Metro Nashville Police Chief ..Coffee, Tea or ?

Last month the protests and riots occurring throughout the nation took a turn to what is now considered a movement. No longer is it about two specific cases , Michael Brown and Eric Garner, it now is about racial equality and police brutality.  In a dangerous twist, law enforcement across the country have become targets. Law enforcement is now to blame for all of societies ills. This is why I take exception to the actions of a police chief in a large metropolitan police dept.

Being that so many of the protests turned violent with no advance notice, Chief Steve Anderson of the Metro Nashville Police Dept. made a decision that is now being lauded across the country as an example to all police agencies.  During one of the demonstrations, the protestors made the move to enter a major interstate highway ( I-24) in an attempt to close it down, which they did.  The Chiefs response was to placate the protestors, not only by allowing this to happen, but giving out hot chocolate and coffee for their comfort.
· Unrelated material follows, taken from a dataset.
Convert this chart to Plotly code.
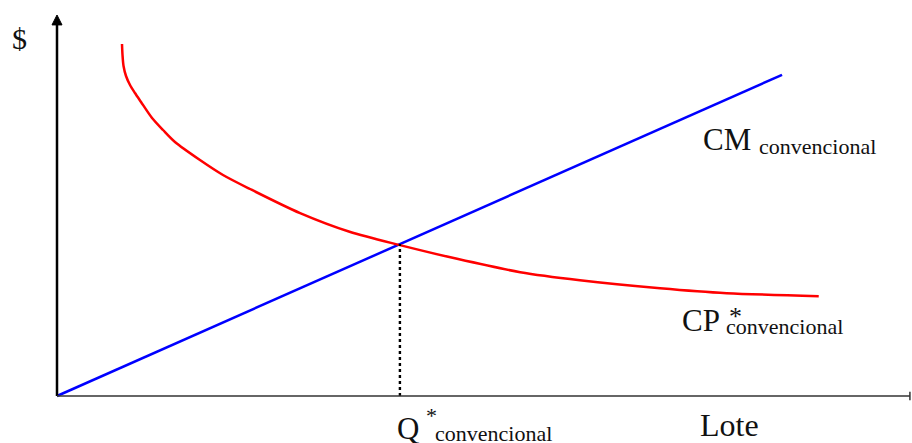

After much thought and consideration, and speaking to several citizens about this incident, the consensus was the Chief was not only foolish, but wrong. Yes, there was no violence and after all was said and done  the city was left in tact.  So serving protestors cocoa and coffee made them change their minds about police brutality and racial inequality!  Are we supposed to be grateful these protestors didn’t destroy and loot? No, it was luck. Pure luck… this time. You see, we have learned that interspersed through out the protests, there have been professional agitators. A group known as the Ruckus society, (among others) have been active in most if not all of these demonstrations. One of their ploys is to befriend and gain the trust of police. If any professional agitators would have been present, they most likely would have taken off on the interstate forcing accidents to occur. Luckily this wasn’t the case. However it has also been relayed to us, a good number of those protestors were not from the Nashville area.  ( Picture below is from NYC, however a lot of the signs made by have been distributed at protests throughout the country) To gain some perspective on who the pro’s are at these demonstrations, click here:


In a statement written by the Chief to his Dept., he includes one email he received and decided to make it public. Read his statement, the citizens email and Chiefs response here:

In response to the Chiefs actions, citizens contacted his office, (one in particular) and according to his  email ,  “there is a fringe, generally about 5 percent” that adamantly disagreed with his approach due to their” thought processes are driven, not by what has occurred during the demonstration, but more by the social positions taken by the demonstrators.  Clearly, they are more angry at the thoughts expressed by the demonstrators than how the demonstrations are being conducted”

A fringe?  So those that did not approve are a fringe? A fringe of what?  Perhaps the implied rhetoric that only those that disagreed are upset because of the message is disturbing. How about facts. Laws were broken. Taxpayer dollars were wasted,  and a liability that could have costs thousands was averted, not to mention the possibility of someone getting injured or killed.  To further add insult to injury the Chief states:

Although this is unlikely, given your zero tolerance stance, suppose that, by accident or perhaps inattention, you found yourself going 40 miles per hour in a 30 miles per hour zone and that you were stopped by a police officer.  Then, after making assurances that licenses were in order and that there were no outstanding warrants, the officer asked you not to speed again and did not issue a citation, but merely sent you on your way.”

Now he is assuming everyone breaks a law now and then, and that is usually overlooked. Yes, I have gone faster than the posted speed limit, but if stopped I wouldn’t expect to be let go without a ticket. I wouldn’t expect cocoa or coffee either.

The officers of the Metro-Nashville Police are some of the finest there is, and undoubtedly they are experiencing the same emotions the rest of law enforcement is nation wide, but they remain professional and continue to do what their communities need. To that, I applaud their chief.  However, his decisions to overlook laws being broken during protests  puts a lot of his officers in an awkward, dangerous position.

Chief Anderson seems to embrace diversity, which is a good thing, but perhaps he should understand who he is embracing.

Let me finish by stating I am a retired police officer, and I hold the highest respect for my brothers and sisters in uniform, however I am losing respect for those in higher ranks as they make decisions based on their ideologies and beliefs.